Old Town in the Green Groves
- First edition
- Author: Cynthia Rylant
- Language: English
- Series: Little House
- Genre: Family Saga Western novel
- Publisher: HarperCollins
- Publication date: 2002
- Publication place: United States
- Media type: Print (Paperback)
- Preceded by: On the Banks Of Plum Creek
- Followed by: By The Shores Of Silver Lake

= Old Town in the Green Groves =

2002 novel after Laura Ingalls Wilder

Old Town in the Green Groves, by Cynthia Rylant, is a novel based on some notes left by Laura Ingalls Wilder and a general knowledge about her life and the times. This book is not officially part of the Little House series, but describes a period between the end of On the Banks Of Plum Creek and the early part of By The Shores Of Silver Lake. In the Little House books, which are not strictly autobiographical and include alterations to the actual chronology of events, this period in Wilder's life is abridged and condensed.

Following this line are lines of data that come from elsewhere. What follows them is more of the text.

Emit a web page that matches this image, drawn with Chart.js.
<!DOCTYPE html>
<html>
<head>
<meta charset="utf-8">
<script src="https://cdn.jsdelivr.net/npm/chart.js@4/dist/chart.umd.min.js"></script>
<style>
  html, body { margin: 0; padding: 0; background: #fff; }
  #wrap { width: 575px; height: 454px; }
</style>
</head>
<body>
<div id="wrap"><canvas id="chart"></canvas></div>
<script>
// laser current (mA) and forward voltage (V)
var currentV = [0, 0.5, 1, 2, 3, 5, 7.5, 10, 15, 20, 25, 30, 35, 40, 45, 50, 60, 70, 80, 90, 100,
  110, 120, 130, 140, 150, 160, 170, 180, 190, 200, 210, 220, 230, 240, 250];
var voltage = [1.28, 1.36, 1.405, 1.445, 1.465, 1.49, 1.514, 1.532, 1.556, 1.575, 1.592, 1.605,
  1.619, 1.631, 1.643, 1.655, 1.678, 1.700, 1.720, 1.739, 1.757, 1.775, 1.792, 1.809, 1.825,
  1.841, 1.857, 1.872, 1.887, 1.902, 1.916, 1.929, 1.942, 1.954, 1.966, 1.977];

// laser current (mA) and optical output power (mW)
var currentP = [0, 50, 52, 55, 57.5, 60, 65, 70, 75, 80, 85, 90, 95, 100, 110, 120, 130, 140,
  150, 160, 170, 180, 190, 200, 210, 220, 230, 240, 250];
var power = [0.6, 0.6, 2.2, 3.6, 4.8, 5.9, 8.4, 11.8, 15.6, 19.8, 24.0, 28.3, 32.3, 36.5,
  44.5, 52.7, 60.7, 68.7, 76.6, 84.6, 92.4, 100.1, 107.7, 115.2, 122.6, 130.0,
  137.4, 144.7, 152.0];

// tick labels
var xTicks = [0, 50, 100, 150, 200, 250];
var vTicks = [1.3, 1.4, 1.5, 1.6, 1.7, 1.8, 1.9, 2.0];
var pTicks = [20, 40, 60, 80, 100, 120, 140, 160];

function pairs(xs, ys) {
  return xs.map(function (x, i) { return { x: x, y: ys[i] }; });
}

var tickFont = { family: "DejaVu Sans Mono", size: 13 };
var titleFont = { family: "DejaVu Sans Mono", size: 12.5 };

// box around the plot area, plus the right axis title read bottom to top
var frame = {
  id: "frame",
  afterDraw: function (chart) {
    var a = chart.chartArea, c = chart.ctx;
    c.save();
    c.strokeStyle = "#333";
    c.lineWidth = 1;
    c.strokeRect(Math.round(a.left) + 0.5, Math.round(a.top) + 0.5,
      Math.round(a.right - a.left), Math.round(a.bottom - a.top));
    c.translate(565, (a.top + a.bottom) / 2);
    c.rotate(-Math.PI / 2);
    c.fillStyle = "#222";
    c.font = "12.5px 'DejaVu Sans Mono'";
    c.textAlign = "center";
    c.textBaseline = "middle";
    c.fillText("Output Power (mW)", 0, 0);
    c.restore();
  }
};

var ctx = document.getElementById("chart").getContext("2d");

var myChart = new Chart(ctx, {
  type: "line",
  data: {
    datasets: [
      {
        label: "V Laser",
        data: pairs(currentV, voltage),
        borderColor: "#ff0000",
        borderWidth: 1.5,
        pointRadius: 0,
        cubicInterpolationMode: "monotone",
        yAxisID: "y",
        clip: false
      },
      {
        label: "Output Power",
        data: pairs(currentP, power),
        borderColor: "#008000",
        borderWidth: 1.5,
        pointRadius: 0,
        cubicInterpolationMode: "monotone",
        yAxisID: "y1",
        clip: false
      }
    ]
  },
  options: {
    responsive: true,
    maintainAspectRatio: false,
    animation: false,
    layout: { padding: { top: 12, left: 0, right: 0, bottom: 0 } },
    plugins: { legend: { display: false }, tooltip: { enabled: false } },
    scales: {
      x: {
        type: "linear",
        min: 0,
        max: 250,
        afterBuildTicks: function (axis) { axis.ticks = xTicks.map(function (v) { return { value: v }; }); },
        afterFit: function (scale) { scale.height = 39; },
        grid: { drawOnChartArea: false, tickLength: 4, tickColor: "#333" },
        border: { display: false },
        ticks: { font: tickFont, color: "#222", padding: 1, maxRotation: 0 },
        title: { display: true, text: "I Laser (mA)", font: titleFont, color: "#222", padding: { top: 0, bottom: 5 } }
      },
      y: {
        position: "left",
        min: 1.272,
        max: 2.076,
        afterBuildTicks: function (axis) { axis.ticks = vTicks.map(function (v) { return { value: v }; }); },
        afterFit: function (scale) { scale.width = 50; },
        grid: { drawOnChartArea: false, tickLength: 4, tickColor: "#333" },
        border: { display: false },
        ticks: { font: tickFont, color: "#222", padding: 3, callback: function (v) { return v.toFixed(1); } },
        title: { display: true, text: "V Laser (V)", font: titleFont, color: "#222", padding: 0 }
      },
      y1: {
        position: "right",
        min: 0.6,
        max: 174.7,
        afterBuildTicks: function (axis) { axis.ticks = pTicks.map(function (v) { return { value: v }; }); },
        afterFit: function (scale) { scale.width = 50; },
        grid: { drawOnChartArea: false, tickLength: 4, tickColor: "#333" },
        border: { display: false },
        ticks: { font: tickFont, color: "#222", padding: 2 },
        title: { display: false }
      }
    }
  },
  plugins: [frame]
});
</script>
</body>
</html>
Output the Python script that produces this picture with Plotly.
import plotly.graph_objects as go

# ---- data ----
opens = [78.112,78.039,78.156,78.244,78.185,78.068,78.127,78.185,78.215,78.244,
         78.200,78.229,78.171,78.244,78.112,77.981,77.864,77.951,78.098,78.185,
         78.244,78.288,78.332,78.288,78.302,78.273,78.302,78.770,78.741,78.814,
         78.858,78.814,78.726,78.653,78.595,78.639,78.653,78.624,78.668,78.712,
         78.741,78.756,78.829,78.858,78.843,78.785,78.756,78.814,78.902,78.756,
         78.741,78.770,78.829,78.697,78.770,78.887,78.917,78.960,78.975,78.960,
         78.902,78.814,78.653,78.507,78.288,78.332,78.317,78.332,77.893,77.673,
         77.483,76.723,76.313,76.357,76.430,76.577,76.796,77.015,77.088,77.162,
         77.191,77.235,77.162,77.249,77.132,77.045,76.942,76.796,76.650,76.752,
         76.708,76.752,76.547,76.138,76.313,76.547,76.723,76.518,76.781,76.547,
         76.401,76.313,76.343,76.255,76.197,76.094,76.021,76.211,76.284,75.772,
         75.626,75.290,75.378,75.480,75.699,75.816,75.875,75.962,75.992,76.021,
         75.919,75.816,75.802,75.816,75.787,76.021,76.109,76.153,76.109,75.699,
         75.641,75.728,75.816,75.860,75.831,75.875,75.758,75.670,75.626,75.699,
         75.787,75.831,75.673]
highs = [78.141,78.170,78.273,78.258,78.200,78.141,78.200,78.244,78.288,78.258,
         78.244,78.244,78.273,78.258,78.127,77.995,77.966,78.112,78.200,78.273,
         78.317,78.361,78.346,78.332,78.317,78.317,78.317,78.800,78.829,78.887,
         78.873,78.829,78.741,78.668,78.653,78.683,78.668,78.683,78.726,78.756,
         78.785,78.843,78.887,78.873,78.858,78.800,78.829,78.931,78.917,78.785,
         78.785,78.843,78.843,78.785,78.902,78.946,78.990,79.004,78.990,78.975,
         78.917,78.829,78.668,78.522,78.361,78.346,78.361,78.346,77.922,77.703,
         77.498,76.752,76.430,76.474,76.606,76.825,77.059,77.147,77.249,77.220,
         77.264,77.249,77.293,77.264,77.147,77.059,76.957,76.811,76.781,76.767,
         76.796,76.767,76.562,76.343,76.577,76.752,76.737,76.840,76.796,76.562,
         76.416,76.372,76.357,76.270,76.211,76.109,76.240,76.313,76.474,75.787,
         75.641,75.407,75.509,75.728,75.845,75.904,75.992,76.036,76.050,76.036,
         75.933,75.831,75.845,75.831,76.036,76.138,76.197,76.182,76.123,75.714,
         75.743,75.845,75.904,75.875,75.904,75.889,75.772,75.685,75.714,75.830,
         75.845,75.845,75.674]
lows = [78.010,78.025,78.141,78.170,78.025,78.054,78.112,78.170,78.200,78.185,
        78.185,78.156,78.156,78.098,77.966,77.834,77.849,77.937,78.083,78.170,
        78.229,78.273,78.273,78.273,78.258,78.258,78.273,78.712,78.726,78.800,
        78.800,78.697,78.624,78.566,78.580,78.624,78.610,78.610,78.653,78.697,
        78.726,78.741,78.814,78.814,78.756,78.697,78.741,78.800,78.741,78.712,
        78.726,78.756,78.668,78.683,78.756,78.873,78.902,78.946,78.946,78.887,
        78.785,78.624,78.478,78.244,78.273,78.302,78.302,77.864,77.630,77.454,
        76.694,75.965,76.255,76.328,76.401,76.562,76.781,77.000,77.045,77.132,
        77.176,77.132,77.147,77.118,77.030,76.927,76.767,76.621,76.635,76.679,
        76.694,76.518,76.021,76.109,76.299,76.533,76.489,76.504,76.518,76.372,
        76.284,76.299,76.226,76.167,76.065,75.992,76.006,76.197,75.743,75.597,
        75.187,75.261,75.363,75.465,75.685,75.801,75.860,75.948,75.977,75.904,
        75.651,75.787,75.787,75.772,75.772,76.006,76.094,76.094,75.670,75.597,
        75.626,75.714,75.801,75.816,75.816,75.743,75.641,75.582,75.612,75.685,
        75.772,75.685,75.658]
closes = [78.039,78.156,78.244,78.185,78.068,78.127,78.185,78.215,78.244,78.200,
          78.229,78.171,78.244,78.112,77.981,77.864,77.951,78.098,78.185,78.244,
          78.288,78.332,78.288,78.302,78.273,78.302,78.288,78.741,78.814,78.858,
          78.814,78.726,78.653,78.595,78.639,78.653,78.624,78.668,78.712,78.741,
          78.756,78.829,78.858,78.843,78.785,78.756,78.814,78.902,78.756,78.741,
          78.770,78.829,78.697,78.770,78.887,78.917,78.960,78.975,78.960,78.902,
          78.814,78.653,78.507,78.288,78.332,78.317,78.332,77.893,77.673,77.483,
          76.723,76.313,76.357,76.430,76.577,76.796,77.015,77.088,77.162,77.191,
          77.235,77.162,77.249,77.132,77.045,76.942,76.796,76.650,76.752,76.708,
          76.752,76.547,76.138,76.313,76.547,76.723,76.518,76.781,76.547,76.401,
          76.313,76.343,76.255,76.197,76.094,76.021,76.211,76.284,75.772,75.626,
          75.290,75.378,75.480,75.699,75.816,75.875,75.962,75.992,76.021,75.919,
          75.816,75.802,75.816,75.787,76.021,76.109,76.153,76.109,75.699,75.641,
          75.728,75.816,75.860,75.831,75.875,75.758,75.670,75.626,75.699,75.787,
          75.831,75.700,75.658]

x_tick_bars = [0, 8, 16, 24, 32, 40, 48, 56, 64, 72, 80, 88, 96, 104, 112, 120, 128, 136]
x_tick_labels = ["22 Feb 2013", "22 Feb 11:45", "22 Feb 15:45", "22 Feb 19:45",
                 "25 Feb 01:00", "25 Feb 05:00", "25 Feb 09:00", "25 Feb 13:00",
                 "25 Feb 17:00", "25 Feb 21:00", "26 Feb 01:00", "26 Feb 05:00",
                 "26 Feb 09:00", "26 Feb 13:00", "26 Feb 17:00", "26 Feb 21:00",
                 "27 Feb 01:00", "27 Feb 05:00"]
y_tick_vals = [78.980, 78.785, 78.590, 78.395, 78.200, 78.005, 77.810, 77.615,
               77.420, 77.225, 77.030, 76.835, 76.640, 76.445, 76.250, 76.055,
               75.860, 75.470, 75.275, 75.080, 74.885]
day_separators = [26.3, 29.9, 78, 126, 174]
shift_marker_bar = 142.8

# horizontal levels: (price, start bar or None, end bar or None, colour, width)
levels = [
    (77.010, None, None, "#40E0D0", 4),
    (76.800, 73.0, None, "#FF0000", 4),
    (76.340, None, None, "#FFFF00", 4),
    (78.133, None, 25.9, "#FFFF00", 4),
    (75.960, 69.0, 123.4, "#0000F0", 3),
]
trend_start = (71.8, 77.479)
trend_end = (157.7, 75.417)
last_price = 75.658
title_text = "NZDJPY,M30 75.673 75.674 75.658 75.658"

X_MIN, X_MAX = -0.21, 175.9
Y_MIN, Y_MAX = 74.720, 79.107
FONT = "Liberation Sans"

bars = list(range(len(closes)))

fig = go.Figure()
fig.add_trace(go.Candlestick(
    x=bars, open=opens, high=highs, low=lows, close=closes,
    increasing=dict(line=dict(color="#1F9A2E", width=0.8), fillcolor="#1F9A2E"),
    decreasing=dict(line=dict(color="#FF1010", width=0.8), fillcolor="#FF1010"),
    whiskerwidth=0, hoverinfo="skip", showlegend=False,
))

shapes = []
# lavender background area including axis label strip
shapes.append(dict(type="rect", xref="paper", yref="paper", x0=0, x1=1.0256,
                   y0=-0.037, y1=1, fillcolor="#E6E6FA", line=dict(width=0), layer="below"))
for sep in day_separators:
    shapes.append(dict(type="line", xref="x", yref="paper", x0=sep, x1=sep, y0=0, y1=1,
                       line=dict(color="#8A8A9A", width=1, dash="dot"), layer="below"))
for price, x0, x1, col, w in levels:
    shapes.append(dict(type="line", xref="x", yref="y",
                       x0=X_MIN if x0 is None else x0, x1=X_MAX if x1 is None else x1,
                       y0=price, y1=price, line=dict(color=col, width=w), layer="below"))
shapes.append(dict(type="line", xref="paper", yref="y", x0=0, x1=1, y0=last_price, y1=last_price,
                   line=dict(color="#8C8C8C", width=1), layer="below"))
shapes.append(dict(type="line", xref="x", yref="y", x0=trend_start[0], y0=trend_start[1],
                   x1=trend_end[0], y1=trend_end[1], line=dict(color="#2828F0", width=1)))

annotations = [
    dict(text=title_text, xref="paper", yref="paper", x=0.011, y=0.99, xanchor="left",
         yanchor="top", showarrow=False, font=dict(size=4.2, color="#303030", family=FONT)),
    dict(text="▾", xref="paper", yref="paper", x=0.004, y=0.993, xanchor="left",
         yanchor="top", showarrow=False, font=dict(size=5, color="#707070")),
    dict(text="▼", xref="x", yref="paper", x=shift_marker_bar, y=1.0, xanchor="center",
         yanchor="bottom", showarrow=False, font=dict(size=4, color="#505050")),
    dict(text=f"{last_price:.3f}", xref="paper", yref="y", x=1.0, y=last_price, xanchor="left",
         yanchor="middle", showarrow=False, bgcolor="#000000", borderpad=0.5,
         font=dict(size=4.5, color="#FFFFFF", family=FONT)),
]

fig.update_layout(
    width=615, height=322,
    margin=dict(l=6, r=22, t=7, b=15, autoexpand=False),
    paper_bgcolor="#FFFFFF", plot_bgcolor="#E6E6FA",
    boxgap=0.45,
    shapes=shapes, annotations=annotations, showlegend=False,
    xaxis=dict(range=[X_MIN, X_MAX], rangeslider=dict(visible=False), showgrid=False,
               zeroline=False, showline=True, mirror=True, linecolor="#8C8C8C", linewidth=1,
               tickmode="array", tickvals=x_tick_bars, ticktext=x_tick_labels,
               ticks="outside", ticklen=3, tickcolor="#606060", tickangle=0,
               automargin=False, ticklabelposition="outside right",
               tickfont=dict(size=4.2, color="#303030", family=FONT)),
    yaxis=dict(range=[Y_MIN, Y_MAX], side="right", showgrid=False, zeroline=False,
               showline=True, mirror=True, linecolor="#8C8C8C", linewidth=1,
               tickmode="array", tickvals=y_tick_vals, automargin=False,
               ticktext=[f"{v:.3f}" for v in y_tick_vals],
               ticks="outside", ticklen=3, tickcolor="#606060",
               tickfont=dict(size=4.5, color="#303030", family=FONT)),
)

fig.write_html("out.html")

This time period includes the birth of Charles Ingalls Jr. on November 1, 1875 in Minnesota. Having endured several years of poor crops and mounting debts in Walnut Grove, the Ingalls family decides to sell their farm and move to Burr Oak, Iowa, where Pa has a job offer to help to run a hotel in town. On the way to Iowa, they stay for some time with relatives in South Troy, Minnesota, where Charles dies at 9 months of age on August 27, 1876. The family proceeds to Burr Oak, where they take up their jobs at the hotel. Grace Ingalls is born in Burr Oak on May 23, 1877. Finally, the Ingalls family recovers enough to move west once more, back to Minnesota, and then on to Dakota Territory, where By the Shores of Silver Lake is largely set.